Audit Commission highlights falling fraud detection rate

14 Nov 13
There has been a 14% fall in the number of cases of fraud being detected by local councils, the Audit Commission revealed today.

In its annual Protecting the public purse report, the commission said that 107,000 cases of fraud, with a value of £178m, were detected in 2012/13. This was down from 124,000 cases detected in 2011/12, which had a total value of £179m.

This overall fall meant the average value of detected fraud increased by 15%.

However, Audit Commission chair Jeremy Newman highlighted that detection rates were patchy. If the total number of cases had been the same as in 2011/12, total identified losses would have been far greater, he said.

‘We should be celebrating that local government has detected some 107,000 fraud cases with a value of £178m in 2012/13,’ Newman said.

However, most of the non-benefit fraud was identified by the top quarter of councils, he added.

‘This shows what can be achieved and we encourage all councils to play their part and do as much as they can to detect fraud. If the other 75% of councils had found as much, we would see much higher overall rates of fraud detection.’

In particular, the commission found significant regional variations in fraud detection. Significantly lower levels were detected in most regions outside London, compared with the previous year, with annual falls ranging from 6% to 46%. Seventy-nine district councils detected no fraud that was not related to benefits in the year.

By contrast, London boroughs increased both the number and value of fraud detected by more than one third ­­(36%) over the year.

Newman said it was difficult to isolate the reasons for the variations, as it was influenced by factors including the actual levels of fraud available to detect, differences in the services provided by councils and their local approach to prioritising and tackling fraud.

However, for such a large number of authorities to not detect a single case of non-benefit fraud does ‘raise concerns about the priorities and resources in those councils’, he added.

‘I would urge all councils to review their local policies to ensure they are doing all they can to detect and record fraud cases. Our report has many examples of what can be achieved by councils who acknowledge the scale of the problem and apply appropriate and proportionate resources to tackle fraud.’

Today’s annual report was also the first time the commission required local authorities to separately identify detected frauds against maintained schools.

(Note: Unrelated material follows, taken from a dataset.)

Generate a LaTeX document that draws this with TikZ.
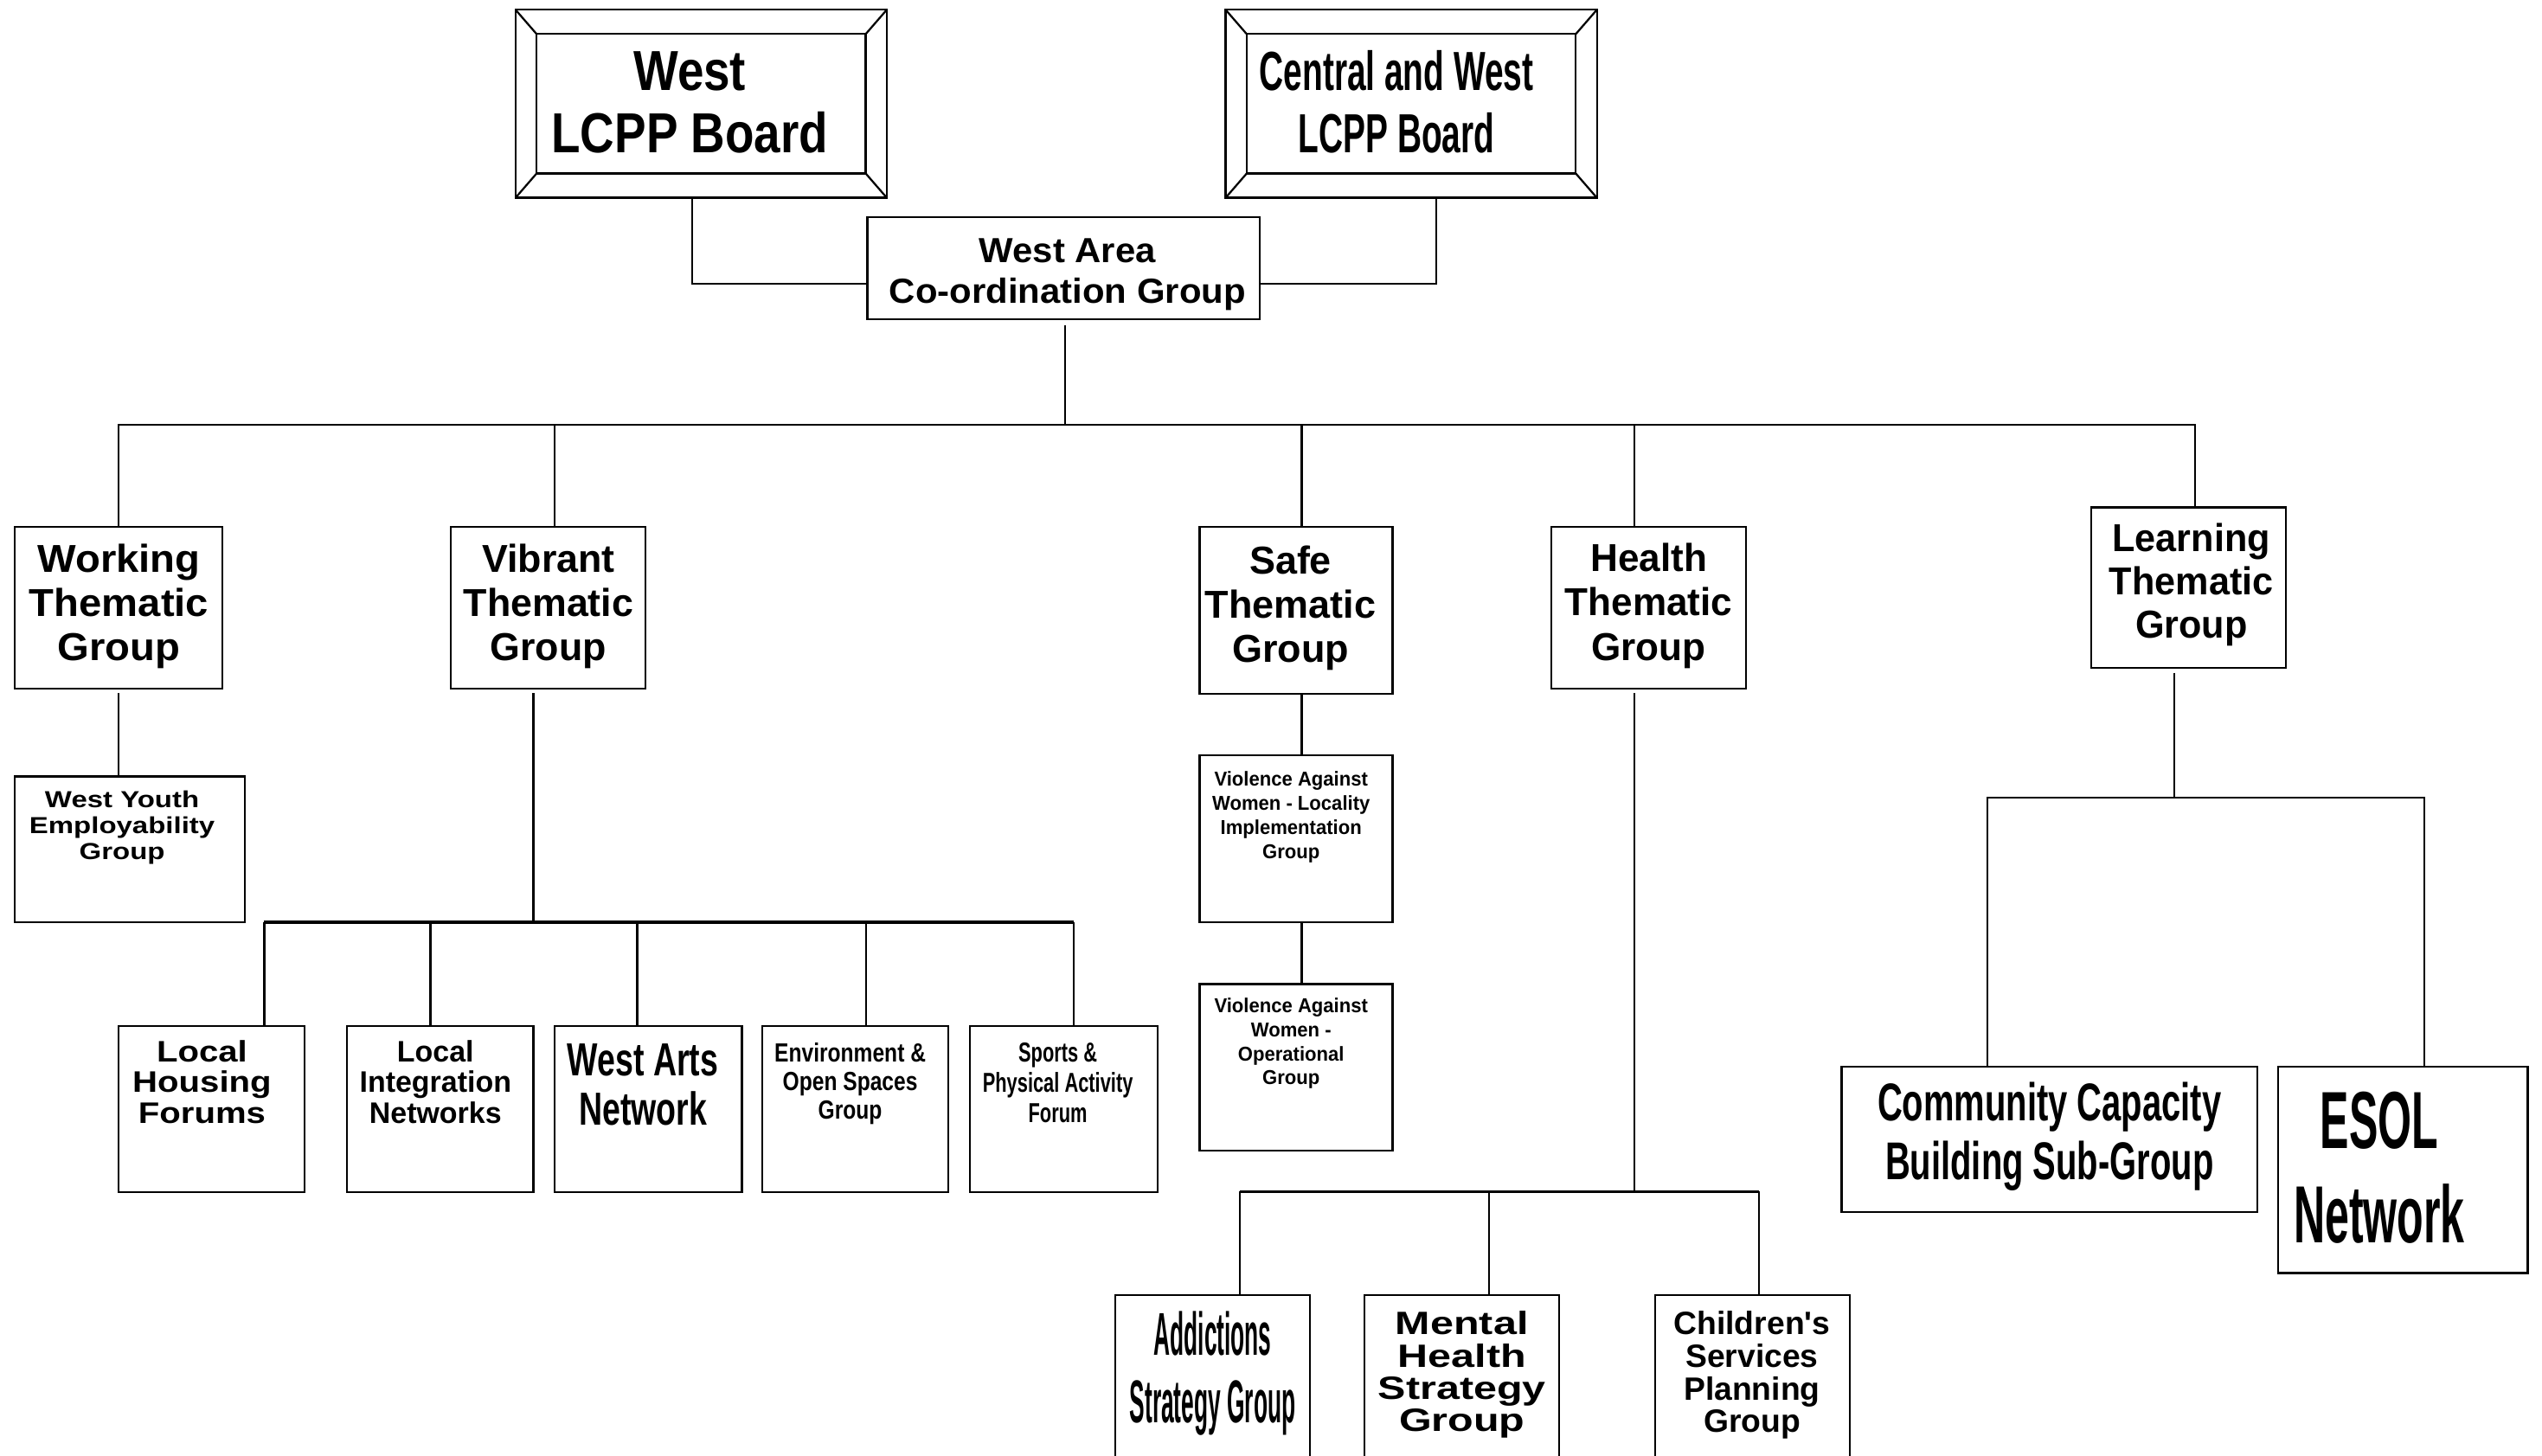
\documentclass[tikz,border=0pt]{standalone}
\usepackage{fontspec}
\setmainfont{Liberation Sans}[Ligatures=TeXOff]
\usetikzlibrary{fit}
% label font: size, horizontal stretch, line distance
\newcommand\lbl[3]{\bfseries\addfontfeatures{FakeStretch=#2}\fontsize{#1}{#3}\selectfont}
% centred lines whose baseline is the first line
\newcommand\stk[1]{\begin{tabular}[t]{@{}c@{}}#1\end{tabular}}
\begin{document}
\begin{tikzpicture}[x=1pt,y=-1pt,
  box/.style={draw, line width=1.2pt, inner sep=0pt, outer sep=0pt, rectangle},
  wire/.style={line width=1.2pt},
  thickwire/.style={line width=1.8pt},
  txt/.style={inner sep=0pt, outer sep=0pt, anchor=base}]
\fill[white] (0,0) rectangle (1568,898);
\useasboundingbox (0,0) rectangle (1568,898);
\clip (0,0) rectangle (1568,898);

% ---- boards with bevelled frames
\node[box, fit={(318,6) (547,122)}] (wb) {};
\node[box, fit={(331,21) (534,107)}] (wbi) {};
\draw[wire] (wb.north west) -- (wbi.north west) (wb.north east) -- (wbi.north east)
            (wb.south west) -- (wbi.south west) (wb.south east) -- (wbi.south east);
\node[txt, font=\lbl{34.8}{0.84}{38.3}] (wbt) at (425.5,56) {\stk{West\\LCPP Board}};

\node[box, fit={(756,6) (985,122)}] (cb) {};
\node[box, fit={(769,21) (972,107)}] (cbi) {};
\draw[wire] (cb.north west) -- (cbi.north west) (cb.north east) -- (cbi.north east)
            (cb.south west) -- (cbi.south west) (cb.south east) -- (cbi.south east);
\node[txt, font=\lbl{34}{0.61}{38.3}] (cbt) at (861.4,56) {\stk{Central and West\\LCPP Board}};

% ---- co-ordination group
\node[box, fit={(535,134) (777,197)}] (wacg) {};
\node[txt, font=\lbl{21.5}{1.04}{24.9}] (wacgt) at (658.5,161.9) {\stk{West Area\\Co-ordination Group}};

% ---- thematic groups
\node[box, fit={(9,325) (137,425)}] (wtg) {};
\node[txt, font=\lbl{24}{1.05}{27.2}] (wtgt) at (73.4,353.1) {\stk{Working\\Thematic\\Group}};
\node[box, fit={(278,325) (398,425)}] (vtg) {};
\node[txt, font=\lbl{24}{0.995}{27.2}] (vtgt) at (338.3,353.1) {\stk{Vibrant\\Thematic\\Group}};
\node[box, fit={(740,325) (859,428)}] (stg) {};
\node[txt, font=\lbl{24}{1.0}{27.2}] (stgt) at (796,354) {\stk{Safe\\Thematic\\Group}};
\node[box, fit={(957,325) (1077,425)}] (htg) {};
\node[txt, font=\lbl{24}{0.98}{27.5}] (htgt) at (1017,352.3) {\stk{Health\\Thematic\\Group}};
\node[box, fit={(1290,313) (1410,412)}] (ltg) {};
\node[txt, font=\lbl{24}{0.96}{26.6}] (ltgt) at (1351.7,340.3) {\stk{Learning\\Thematic\\Group}};

% ---- sub-groups
\node[box, fit={(9,479) (151,569)}] (wyeg) {};
\node[txt, font=\lbl{14.3}{1.23}{16}] (wyegt) at (75.3,498.1) {\stk{West Youth\\Employability\\Group}};

\node[box, fit={(740,466) (859,569)}] (val) {};
\node[txt, font=\lbl{12.4}{0.95}{14.8}] (valt) at (796.4,485.1) {\stk{Violence Against\\Women - Locality\\Implementation\\Group}};
\node[box, fit={(740,607) (859,710)}] (vao) {};
\node[txt, font=\lbl{12.4}{0.95}{14.8}] (vaot) at (796.4,624.7) {\stk{Violence Against\\Women -\\Operational\\Group}};

\node[box, fit={(73,632.8) (188,735.5)}] (lhf) {};
\node[txt, font=\lbl{18.3}{1.17}{19}] (lhft) at (124.6,655) {\stk{Local\\Housing\\Forums}};
\node[box, fit={(214,632.8) (329,735.5)}] (lin) {};
\node[txt, font=\lbl{18.3}{0.99}{19}] (lint) at (268.6,655) {\stk{Local\\Integration\\Networks}};
\node[box, fit={(342,632.8) (457.7,735.5)}] (wan) {};
\node[txt, font=\lbl{28.6}{0.70}{30.6}] (want) at (396.6,663.6) {\stk{West Arts\\Network}};
\node[box, fit={(470,632.8) (585,735.5)}] (eos) {};
\node[txt, font=\lbl{16.2}{0.81}{17.5}] (eost) at (524.4,655.2) {\stk{Environment \&\\Open Spaces\\Group}};
\node[box, fit={(598.3,632.8) (713.9,735.5)}] (spa) {};
\node[txt, font=\lbl{16.9}{0.69}{18.8}] (spat) at (652.5,655) {\stk{Sports \&\\Physical Activity\\Forum}};

\node[box, fit={(1136,658) (1392.3,747.8)}] (ccb) {};
\node[txt, font=\lbl{32.8}{0.65}{36}] (ccbt) at (1264.2,691.5) {\stk{Community Capacity\\Building Sub-Group}};
\node[box, fit={(1405.2,658) (1559.2,785.3)}] (esol) {};
\node[txt, font=\lbl{50}{0.535}{57.9}] (esolt) at (1467.6,708.7) {\stk{ESOL\\Network}};

\node[box, fit={(688,799.1) (808.2,920)}] (asg) {};
\node[txt, font=\lbl{37.3}{0.377}{41.8}] (asgt) at (748,836.1) {\stk{Addictions\\Strategy Group}};
\node[box, fit={(841.8,799.1) (961.8,920)}] (mhsg) {};
\node[txt, font=\lbl{19.9}{1.3}{19.5}] (mhsgt) at (901.8,823) {\stk{Mental\\Health\\Strategy\\Group}};
\node[box, fit={(1020.8,799.1) (1141,920)}] (cspg) {};
\node[txt, font=\lbl{19.9}{1.0}{19.5}] (cspgt) at (1080.7,823) {\stk{Children's\\Services\\Planning\\Group}};

% ---- bus levels
\coordinate (bus1) at (0,262);
\coordinate (bus2) at (0,569);
\coordinate (bus3) at (0,735);
\coordinate (bus4) at (0,492);

% ---- connectors
\draw[wire] ([xshift=-5.5pt]wb.south) |- ([yshift=-9.5pt]wacg.west);
\draw[wire] ([xshift=15.5pt]cb.south) |- ([yshift=-9.5pt]wacg.east);
\draw[wire, shorten <=3.5pt] ([xshift=1pt]wacg.south) -- ([xshift=1pt]wacg.south |- bus1);

\draw[wire] (wtg.north) -- (wtg.north |- bus1) -- ([xshift=4pt]ltg.north |- bus1) -- ([xshift=4pt]ltg.north);
\draw[wire] ([xshift=4pt]vtg.north |- bus1) -- ([xshift=4pt]vtg.north);
\draw[wire] ([xshift=3.5pt]stg.north |- bus1) -- ([xshift=3.5pt]stg.north);
\draw[wire] ([xshift=-9pt]htg.north |- bus1) -- ([xshift=-9pt]htg.north);

\draw[wire, shorten <=2.7pt] (wtg.south) -- (wtg.south |- wyeg.north);

\draw[wire, shorten <=2.7pt] ([xshift=-9pt]vtg.south) -- ([xshift=-9pt]vtg.south |- bus2);
\draw[thickwire] ([xshift=32.5pt]lhf.north |- bus2) -- ([xshift=6.3pt]spa.north |- bus2);
\draw[wire] ([xshift=32.5pt]lhf.north |- bus2) -- ([xshift=32.5pt]lhf.north);
\draw[wire] ([xshift=-6pt]lin.north |- bus2) -- ([xshift=-6pt]lin.north);
\draw[wire] ([xshift=-6.75pt]wan.north |- bus2) -- ([xshift=-6.75pt]wan.north);
\draw[wire] ([xshift=6.7pt]eos.north |- bus2) -- ([xshift=6.7pt]eos.north);
\draw[wire] ([xshift=6.3pt]spa.north |- bus2) -- ([xshift=6.3pt]spa.north);

\draw[wire] ([xshift=3.5pt]stg.south) -- ([xshift=3.5pt]stg.south |- val.north);
\draw[wire] ([xshift=3.5pt]val.south) -- ([xshift=3.5pt]val.south |- vao.north);

\draw[wire, shorten <=2.7pt] ([xshift=-8.8pt]htg.south) -- ([xshift=-8.8pt]htg.south |- bus3);
\draw[thickwire] ([xshift=16.7pt]asg.north |- bus3) -- ([xshift=4.1pt]cspg.north |- bus3);
\draw[wire] ([xshift=16.7pt]asg.north |- bus3) -- ([xshift=16.7pt]asg.north);
\draw[wire] ([xshift=16.6pt]mhsg.north |- bus3) -- ([xshift=16.6pt]mhsg.north);
\draw[wire] ([xshift=4.1pt]cspg.north |- bus3) -- ([xshift=4.1pt]cspg.north);

\draw[wire, shorten <=3pt] ([xshift=-9pt]ltg.south) -- ([xshift=-9pt]ltg.south |- bus4);
\draw[wire] ([xshift=-38.2pt]ccb.north) -- ([xshift=-38.2pt]ccb.north |- bus4)
            -- ([xshift=13.1pt]esol.north |- bus4) -- ([xshift=13.1pt]esol.north);
\end{tikzpicture}
\end{document}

Overall, councils reported 191 cases of fraud in schools, worth a total of £2.3m. Of these, 86 – worth £1.9m – involved internal fraud.

This suggests schools may have fewer supervisory checks and controls than larger organisations, such as councils, Newman said, potentially exposing them to higher risk of internal fraud.

Responding to the report, Peter Fleming, chair of the Local Government Association's improvement and innovation board, said: ‘We have worked hard to ensure councils share knowledge and the best ways to tackle fraud and the good work being done across the sector, such as with social housing fraud, highlights this.

‘Local authorities firmly believe it is important to account for every penny of public money and as a sector we are resolute in our determination to stamp out fraud.’